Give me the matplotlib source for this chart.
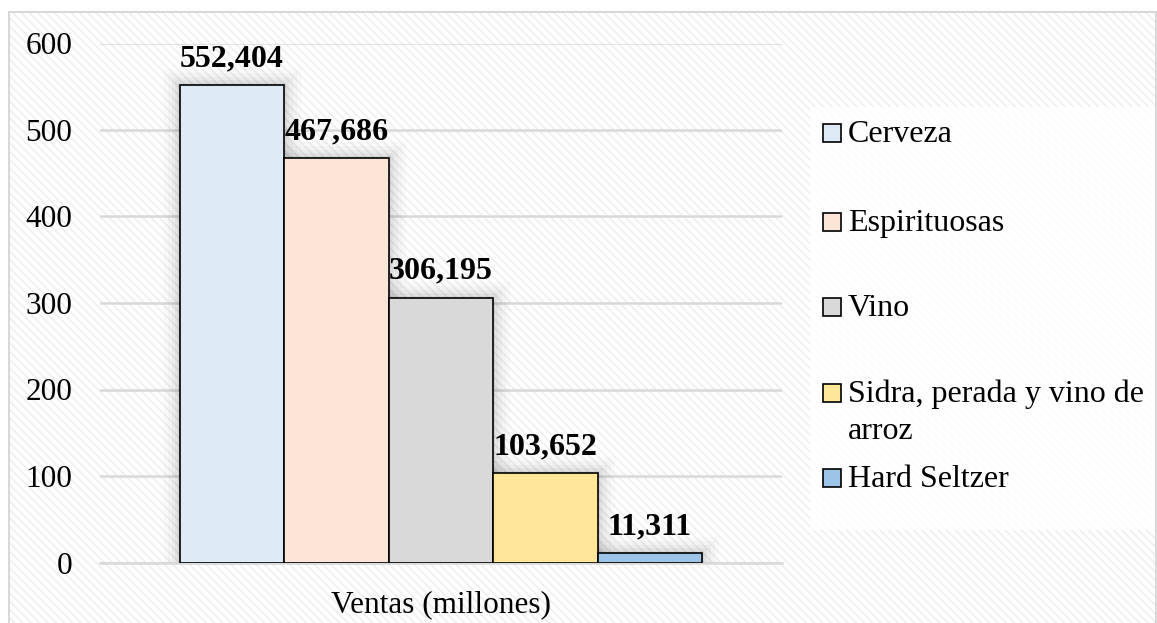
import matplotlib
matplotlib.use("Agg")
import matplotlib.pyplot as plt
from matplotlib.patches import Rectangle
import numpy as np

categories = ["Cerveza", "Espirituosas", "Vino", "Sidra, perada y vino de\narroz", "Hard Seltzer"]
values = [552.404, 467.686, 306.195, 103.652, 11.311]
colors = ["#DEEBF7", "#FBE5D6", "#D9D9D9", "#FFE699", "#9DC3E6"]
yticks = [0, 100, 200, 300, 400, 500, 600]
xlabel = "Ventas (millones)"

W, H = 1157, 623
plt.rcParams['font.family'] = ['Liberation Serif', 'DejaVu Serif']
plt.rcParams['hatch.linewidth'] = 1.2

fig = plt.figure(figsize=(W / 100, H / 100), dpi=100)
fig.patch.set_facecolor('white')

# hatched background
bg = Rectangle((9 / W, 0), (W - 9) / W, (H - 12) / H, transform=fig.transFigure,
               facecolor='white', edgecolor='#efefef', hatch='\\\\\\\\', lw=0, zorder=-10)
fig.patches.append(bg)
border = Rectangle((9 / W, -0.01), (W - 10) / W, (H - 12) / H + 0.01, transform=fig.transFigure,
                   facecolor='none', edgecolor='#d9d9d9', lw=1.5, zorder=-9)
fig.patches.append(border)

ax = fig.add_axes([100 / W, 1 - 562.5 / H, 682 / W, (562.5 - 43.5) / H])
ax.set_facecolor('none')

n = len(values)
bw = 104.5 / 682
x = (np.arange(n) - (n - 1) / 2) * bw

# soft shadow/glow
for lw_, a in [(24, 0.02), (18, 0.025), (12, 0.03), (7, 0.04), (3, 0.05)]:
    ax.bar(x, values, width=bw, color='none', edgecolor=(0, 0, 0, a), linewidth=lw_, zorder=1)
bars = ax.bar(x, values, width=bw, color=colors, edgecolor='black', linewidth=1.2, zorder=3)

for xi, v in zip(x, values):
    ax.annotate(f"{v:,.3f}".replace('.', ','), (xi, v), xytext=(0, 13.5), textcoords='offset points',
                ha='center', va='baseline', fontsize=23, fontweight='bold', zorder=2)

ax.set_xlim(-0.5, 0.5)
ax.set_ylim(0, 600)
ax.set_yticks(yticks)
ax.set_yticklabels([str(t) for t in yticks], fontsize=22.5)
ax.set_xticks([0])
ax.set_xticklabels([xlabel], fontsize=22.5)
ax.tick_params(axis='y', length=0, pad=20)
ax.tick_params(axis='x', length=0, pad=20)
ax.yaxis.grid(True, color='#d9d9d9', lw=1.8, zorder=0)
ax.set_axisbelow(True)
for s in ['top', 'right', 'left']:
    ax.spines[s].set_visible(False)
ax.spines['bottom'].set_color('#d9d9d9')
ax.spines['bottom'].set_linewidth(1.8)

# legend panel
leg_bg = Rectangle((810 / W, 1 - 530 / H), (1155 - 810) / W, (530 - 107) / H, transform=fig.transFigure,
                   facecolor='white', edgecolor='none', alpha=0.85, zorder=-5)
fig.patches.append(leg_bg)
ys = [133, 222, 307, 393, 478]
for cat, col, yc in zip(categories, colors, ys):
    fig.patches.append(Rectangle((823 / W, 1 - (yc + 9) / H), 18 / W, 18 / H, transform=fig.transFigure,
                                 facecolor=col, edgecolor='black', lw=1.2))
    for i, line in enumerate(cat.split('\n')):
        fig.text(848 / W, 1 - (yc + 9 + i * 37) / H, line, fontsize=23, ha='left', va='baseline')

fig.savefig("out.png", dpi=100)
* * *
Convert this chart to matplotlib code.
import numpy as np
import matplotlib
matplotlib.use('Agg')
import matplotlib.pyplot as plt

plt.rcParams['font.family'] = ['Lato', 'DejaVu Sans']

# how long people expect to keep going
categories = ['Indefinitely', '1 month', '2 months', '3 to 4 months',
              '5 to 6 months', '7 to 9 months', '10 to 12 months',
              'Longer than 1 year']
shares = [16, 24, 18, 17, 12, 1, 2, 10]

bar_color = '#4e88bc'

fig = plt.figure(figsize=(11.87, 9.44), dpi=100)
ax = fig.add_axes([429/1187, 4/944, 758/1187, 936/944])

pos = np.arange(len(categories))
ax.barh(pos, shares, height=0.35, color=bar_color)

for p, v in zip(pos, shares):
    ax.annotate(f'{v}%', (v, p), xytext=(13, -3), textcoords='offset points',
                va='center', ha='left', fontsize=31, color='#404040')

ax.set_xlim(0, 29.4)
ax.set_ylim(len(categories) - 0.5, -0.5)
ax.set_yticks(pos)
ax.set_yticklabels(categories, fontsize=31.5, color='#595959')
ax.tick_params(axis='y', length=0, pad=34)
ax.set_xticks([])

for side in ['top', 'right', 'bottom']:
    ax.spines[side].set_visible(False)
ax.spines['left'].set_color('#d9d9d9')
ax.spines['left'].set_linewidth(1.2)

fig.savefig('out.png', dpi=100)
* * *
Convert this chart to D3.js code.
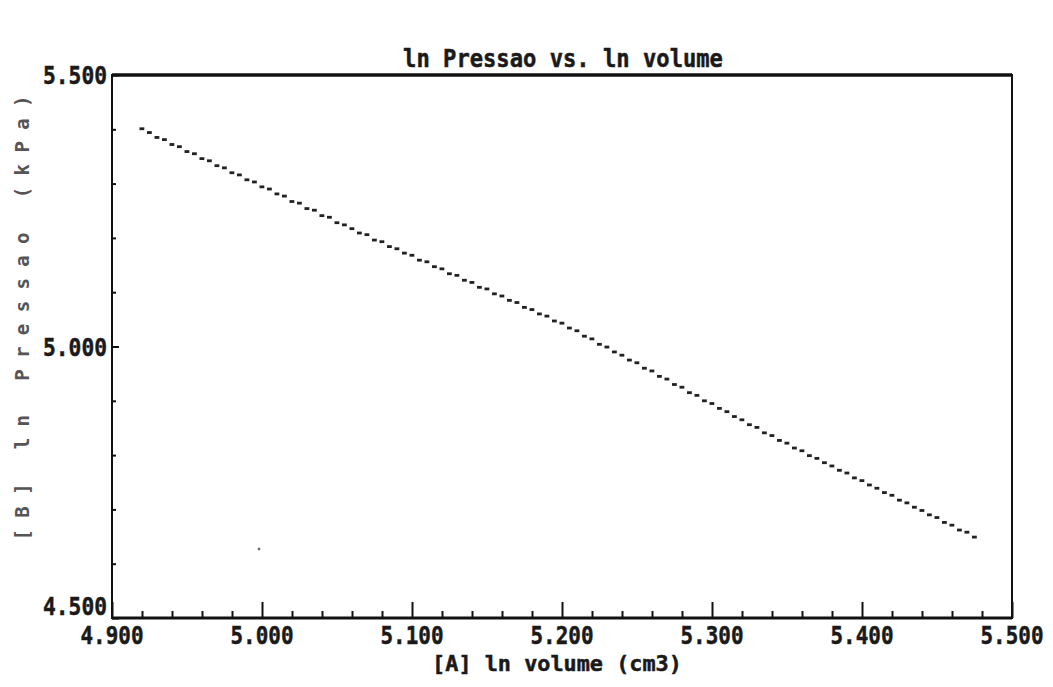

• Written problem
Starting at the line that contains "Convert this chart to matplotlib code." and ending at the line that contains "ax.set_xticks([])", repeat each line exactly, both ends included, and nothing else.

• The reply
Convert this chart to matplotlib code.
import numpy as np
import matplotlib
matplotlib.use('Agg')
import matplotlib.pyplot as plt

plt.rcParams['font.family'] = ['Lato', 'DejaVu Sans']

# how long people expect to keep going
categories = ['Indefinitely', '1 month', '2 months', '3 to 4 months',
              '5 to 6 months', '7 to 9 months', '10 to 12 months',
              'Longer than 1 year']
shares = [16, 24, 18, 17, 12, 1, 2, 10]

bar_color = '#4e88bc'

fig = plt.figure(figsize=(11.87, 9.44), dpi=100)
ax = fig.add_axes([429/1187, 4/944, 758/1187, 936/944])

pos = np.arange(len(categories))
ax.barh(pos, shares, height=0.35, color=bar_color)

for p, v in zip(pos, shares):
    ax.annotate(f'{v}%', (v, p), xytext=(13, -3), textcoords='offset points',
                va='center', ha='left', fontsize=31, color='#404040')

ax.set_xlim(0, 29.4)
ax.set_ylim(len(categories) - 0.5, -0.5)
ax.set_yticks(pos)
ax.set_yticklabels(categories, fontsize=31.5, color='#595959')
ax.tick_params(axis='y', length=0, pad=34)
ax.set_xticks([])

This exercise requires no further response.